▶ _Given request_:
Reproduce all the lines below exactly and omit the images.

-- start of Dataset extract --

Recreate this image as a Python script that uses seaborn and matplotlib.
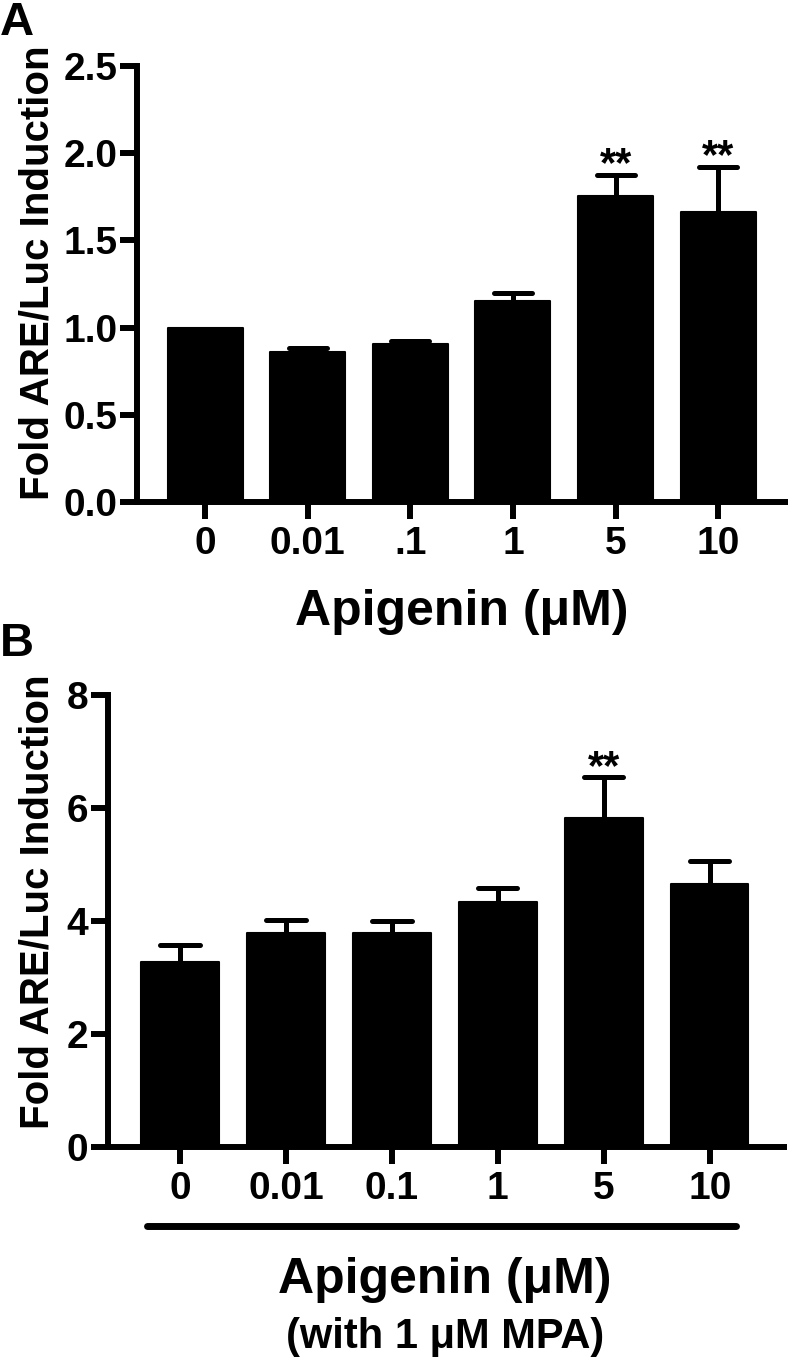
import matplotlib
matplotlib.use('Agg')
import matplotlib.pyplot as plt
import matplotlib.transforms as mtransforms
import seaborn as sns
import pandas as pd

# ---------------- data ----------------
doses_a = ['0', '0.01', '.1', '1', '5', '10']
fold_a = [1.00, 0.86, 0.905, 1.155, 1.755, 1.66]
sem_a = [0.0, 0.025, 0.02, 0.045, 0.12, 0.26]
sig_a = ['', '', '', '', '**', '**']

doses_b = ['0', '0.01', '0.1', '1', '5', '10']
fold_b = [3.28, 3.78, 3.79, 4.33, 5.83, 4.66]
sem_b = [0.30, 0.24, 0.21, 0.26, 0.71, 0.41]
sig_b = ['', '', '', '', '**', '']

yticks_a = [0.0, 0.5, 1.0, 1.5, 2.0, 2.5]
yticklabels_a = ['0.0', '0.5', '1.0', '1.5', '2.0', '2.5']
yticks_b = [0, 2, 4, 6, 8]
yticklabels_b = ['0', '2', '4', '6', '8']

ylabel_text = 'Fold ARE/Luc Induction'
xlabel_a = 'Apigenin (\u03bcM)'
xlabel_b = 'Apigenin (\u03bcM)'
xlabel_b2 = '(with 1 \u03bcM MPA)'

# ---------------- style ----------------
sns.set_theme(style='ticks')
plt.rcParams['font.family'] = ['Liberation Sans', 'DejaVu Sans']
plt.rcParams['font.weight'] = 'bold'

W, H = 788, 1361
fig = plt.figure(figsize=(W / 100, H / 100), dpi=100)


def px_axes(left, top, right, bottom):
    return fig.add_axes([left / W, 1 - bottom / H, (right - left) / W, (bottom - top) / H])


def draw_panel(ax, doses, fold, sem, sig, ylim, yticks, yticklabels, xlim):
    df = pd.DataFrame({'dose': doses, 'fold': fold})
    sns.barplot(data=df, x='dose', y='fold', order=doses, color='black',
                saturation=1, width=0.73, errorbar=None, ax=ax,
                edgecolor='black', linewidth=1.5)
    for p in ax.patches:
        p.set_joinstyle('round')
    for i, (m, e) in enumerate(zip(fold, sem)):
        if e > 0:
            vl = ax.vlines(i, m, m + e, colors='black', linewidth=3.6)
            vl.set_capstyle('butt')
            hl = ax.hlines(m + e, i - 0.185, i + 0.185, colors='black', linewidth=3.6)
            hl.set_capstyle('round')
        if sig[i]:
            ax.annotate(sig[i], xy=(i, m + e), xytext=(0, -1),
                        textcoords='offset points', ha='center', va='baseline',
                        fontsize=30, fontweight='bold', color='black')
    ax.set_xlim(*xlim)
    ax.set_ylim(*ylim)
    ax.set_yticks(yticks)
    ax.set_yticklabels(yticklabels)
    sns.despine(ax=ax)
    for s in ('left', 'bottom'):
        ax.spines[s].set_linewidth(4.3)
        ax.spines[s].set_color('black')
    ax.tick_params(axis='both', length=12, width=4.3, color='black',
                   labelsize=28, labelcolor='black')
    ax.tick_params(axis='y', pad=2)
    ax.tick_params(axis='x', pad=5)
    for lab in ax.get_xticklabels() + ax.get_yticklabels():
        lab.set_fontweight('bold')
    ax.set_facecolor('white')


axA = px_axes(137, 66, 788, 502)
axB = px_axes(108, 695, 784, 1147)

draw_panel(axA, doses_a, fold_a, sem_a, sig_a, (0, 2.5), yticks_a, yticklabels_a, (-0.663, 5.68))
draw_panel(axB, doses_b, fold_b, sem_b, sig_b, (0, 8), yticks_b, yticklabels_b, (-0.679, 5.70))

# y labels
for ax, xc, yc in ((axA, -0.1536, 0.527), (axB, -0.105, 0.542)):
    ax.set_ylabel(ylabel_text, fontsize=29, fontweight='bold', color='black', va='center')
    ax.yaxis.set_label_coords(xc, yc)

# x labels
blendA = mtransforms.blended_transform_factory(axA.transData, axA.transAxes)
axA.set_xlabel(xlabel_a, fontsize=36, fontweight='bold', color='black', va='center')
axA.xaxis.set_label_coords(2.5, -0.252, transform=blendA)

blendB = mtransforms.blended_transform_factory(axB.transData, axB.transAxes)
axB.set_xlabel(xlabel_b, fontsize=36, fontweight='bold', color='black', va='center')
axB.xaxis.set_label_coords(2.5, -0.294, transform=blendB)
axB.text(2.5, -0.420, xlabel_b2, transform=blendB, fontsize=30, fontweight='bold',
         ha='center', va='center', color='black')
axB.plot([-0.31, 5.25], [-0.175, -0.175], transform=blendB, color='black',
         linewidth=5, solid_capstyle='round', clip_on=False)

# panel letters
fig.text(0.0, 1 - 23 / H, 'A', fontsize=34, fontweight='bold', ha='left', va='center', color='black')
fig.text(0.0, 1 - 644 / H, 'B', fontsize=34, fontweight='bold', ha='left', va='center', color='black')

fig.savefig('out.png', dpi=100, facecolor='white')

-- end of Dataset extract --

▶ _Exercise response_:
Recreate this image as a Python script that uses seaborn and matplotlib.
import matplotlib
matplotlib.use('Agg')
import matplotlib.pyplot as plt
import matplotlib.transforms as mtransforms
import seaborn as sns
import pandas as pd

# ---------------- data ----------------
doses_a = ['0', '0.01', '.1', '1', '5', '10']
fold_a = [1.00, 0.86, 0.905, 1.155, 1.755, 1.66]
sem_a = [0.0, 0.025, 0.02, 0.045, 0.12, 0.26]
sig_a = ['', '', '', '', '**', '**']

doses_b = ['0', '0.01', '0.1', '1', '5', '10']
fold_b = [3.28, 3.78, 3.79, 4.33, 5.83, 4.66]
sem_b = [0.30, 0.24, 0.21, 0.26, 0.71, 0.41]
sig_b = ['', '', '', '', '**', '']

yticks_a = [0.0, 0.5, 1.0, 1.5, 2.0, 2.5]
yticklabels_a = ['0.0', '0.5', '1.0', '1.5', '2.0', '2.5']
yticks_b = [0, 2, 4, 6, 8]
yticklabels_b = ['0', '2', '4', '6', '8']

ylabel_text = 'Fold ARE/Luc Induction'
xlabel_a = 'Apigenin (\u03bcM)'
xlabel_b = 'Apigenin (\u03bcM)'
xlabel_b2 = '(with 1 \u03bcM MPA)'

# ---------------- style ----------------
sns.set_theme(style='ticks')
plt.rcParams['font.family'] = ['Liberation Sans', 'DejaVu Sans']
plt.rcParams['font.weight'] = 'bold'

W, H = 788, 1361
fig = plt.figure(figsize=(W / 100, H / 100), dpi=100)


def px_axes(left, top, right, bottom):
    return fig.add_axes([left / W, 1 - bottom / H, (right - left) / W, (bottom - top) / H])


def draw_panel(ax, doses, fold, sem, sig, ylim, yticks, yticklabels, xlim):
    df = pd.DataFrame({'dose': doses, 'fold': fold})
    sns.barplot(data=df, x='dose', y='fold', order=doses, color='black',
                saturation=1, width=0.73, errorbar=None, ax=ax,
                edgecolor='black', linewidth=1.5)
    for p in ax.patches:
        p.set_joinstyle('round')
    for i, (m, e) in enumerate(zip(fold, sem)):
        if e > 0:
            vl = ax.vlines(i, m, m + e, colors='black', linewidth=3.6)
            vl.set_capstyle('butt')
            hl = ax.hlines(m + e, i - 0.185, i + 0.185, colors='black', linewidth=3.6)
            hl.set_capstyle('round')
        if sig[i]:
            ax.annotate(sig[i], xy=(i, m + e), xytext=(0, -1),
                        textcoords='offset points', ha='center', va='baseline',
                        fontsize=30, fontweight='bold', color='black')
    ax.set_xlim(*xlim)
    ax.set_ylim(*ylim)
    ax.set_yticks(yticks)
    ax.set_yticklabels(yticklabels)
    sns.despine(ax=ax)
    for s in ('left', 'bottom'):
        ax.spines[s].set_linewidth(4.3)
        ax.spines[s].set_color('black')
    ax.tick_params(axis='both', length=12, width=4.3, color='black',
                   labelsize=28, labelcolor='black')
    ax.tick_params(axis='y', pad=2)
    ax.tick_params(axis='x', pad=5)
    for lab in ax.get_xticklabels() + ax.get_yticklabels():
        lab.set_fontweight('bold')
    ax.set_facecolor('white')


axA = px_axes(137, 66, 788, 502)
axB = px_axes(108, 695, 784, 1147)

draw_panel(axA, doses_a, fold_a, sem_a, sig_a, (0, 2.5), yticks_a, yticklabels_a, (-0.663, 5.68))
draw_panel(axB, doses_b, fold_b, sem_b, sig_b, (0, 8), yticks_b, yticklabels_b, (-0.679, 5.70))

# y labels
for ax, xc, yc in ((axA, -0.1536, 0.527), (axB, -0.105, 0.542)):
    ax.set_ylabel(ylabel_text, fontsize=29, fontweight='bold', color='black', va='center')
    ax.yaxis.set_label_coords(xc, yc)

# x labels
blendA = mtransforms.blended_transform_factory(axA.transData, axA.transAxes)
axA.set_xlabel(xlabel_a, fontsize=36, fontweight='bold', color='black', va='center')
axA.xaxis.set_label_coords(2.5, -0.252, transform=blendA)

blendB = mtransforms.blended_transform_factory(axB.transData, axB.transAxes)
axB.set_xlabel(xlabel_b, fontsize=36, fontweight='bold', color='black', va='center')
axB.xaxis.set_label_coords(2.5, -0.294, transform=blendB)
axB.text(2.5, -0.420, xlabel_b2, transform=blendB, fontsize=30, fontweight='bold',
         ha='center', va='center', color='black')
axB.plot([-0.31, 5.25], [-0.175, -0.175], transform=blendB, color='black',
         linewidth=5, solid_capstyle='round', clip_on=False)

# panel letters
fig.text(0.0, 1 - 23 / H, 'A', fontsize=34, fontweight='bold', ha='left', va='center', color='black')
fig.text(0.0, 1 - 644 / H, 'B', fontsize=34, fontweight='bold', ha='left', va='center', color='black')

fig.savefig('out.png', dpi=100, facecolor='white')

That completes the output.